Factoring polynomials is like finding the building blocks of an algebraic expression. Consider it as the process of breaking down a complex expression into simpler pieces. This makes it easier to solve equations or understand the inherent properties of the expression.
Factoring can involve the following steps:

• Identify the type of polynomial.
• Look for common factors.
• Apply specific formulas based on the polynomial format, like the sum of cubes.

For the sum of cubes, such as with the expression \(r^3 + 5^3\), we use the formula \(a^3 + b^3 = (a + b)(a^2 - ab + b^2)\) to break it down. Understanding these formulas is key to mastering factoring.

Algebraic expressions are combinations of numbers, variables, and mathematical operations packed into a compact form. Think of them as the language of algebra that helps in expressing relationships and forming equations.
Every part of an expression has a name:

• **Terms** are the pieces separated by addition or subtraction signs, like \(r^3\) and \(125\) in our example.
• **Coefficients** are the numbers in front of variables; in this case, the coefficient of \(r^3\) is 1.
• **Constants** are standalone numbers like the 125 here.

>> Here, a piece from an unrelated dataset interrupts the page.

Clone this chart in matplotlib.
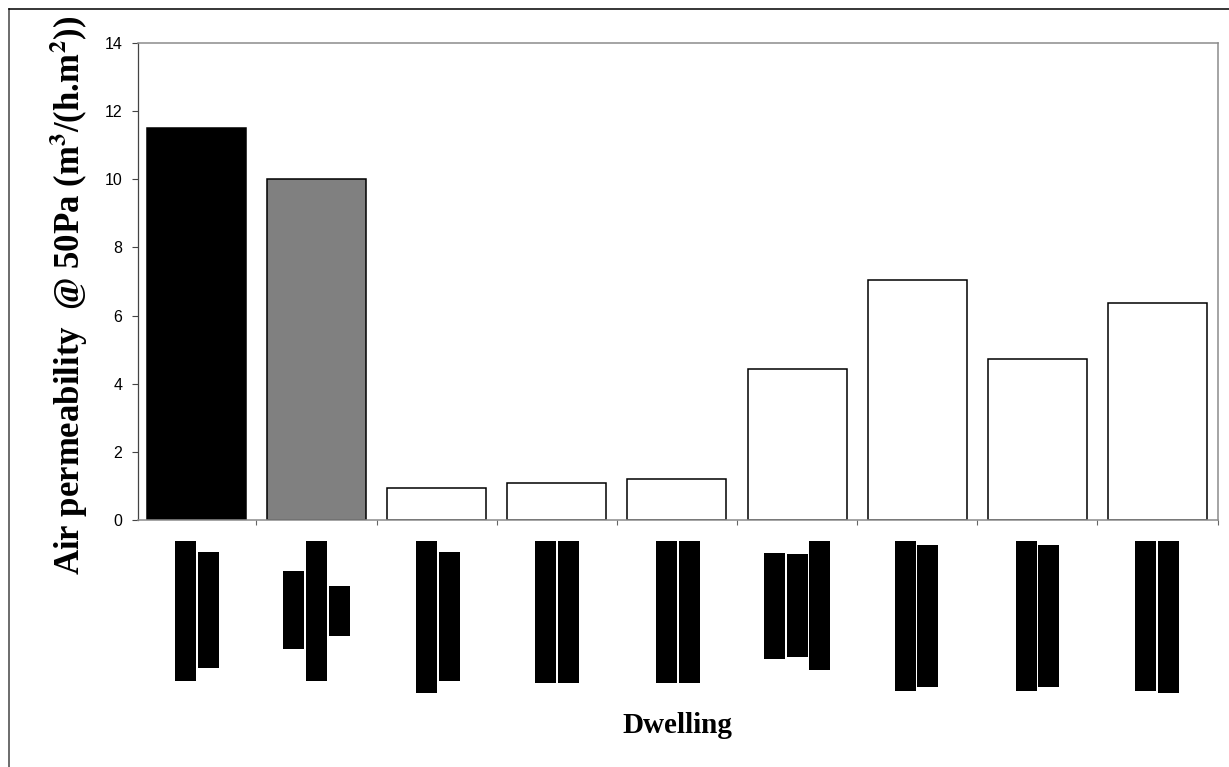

Working with algebraic expressions involves performing operations and transformations to solve problems or simplify the expression. This includes understanding their structure and applying rules to split or factor them efficiently.

Cubic equations are equations of the form \(ax^3 + bx^2 + cx + d = 0\). These can be daunting due to their complex nature, but breaking them down into more manageable components, like factoring, can make solving them easier.
To solve a cubic equation or simplify its expression form:

• Identify if it's a sum or difference of cubes.
• Apply appropriate formulas to transform them.
• Factor step-by-step until you simplify the equation.

In our scenario, \( r^3 + 125 \) is the sum of cubes, where recognizing it allows you to employ the sum of cubes formula. Each step in solving cubic equations involves identifying patterns and being comfortable with algebraic manipulation, gradually making the complex simple.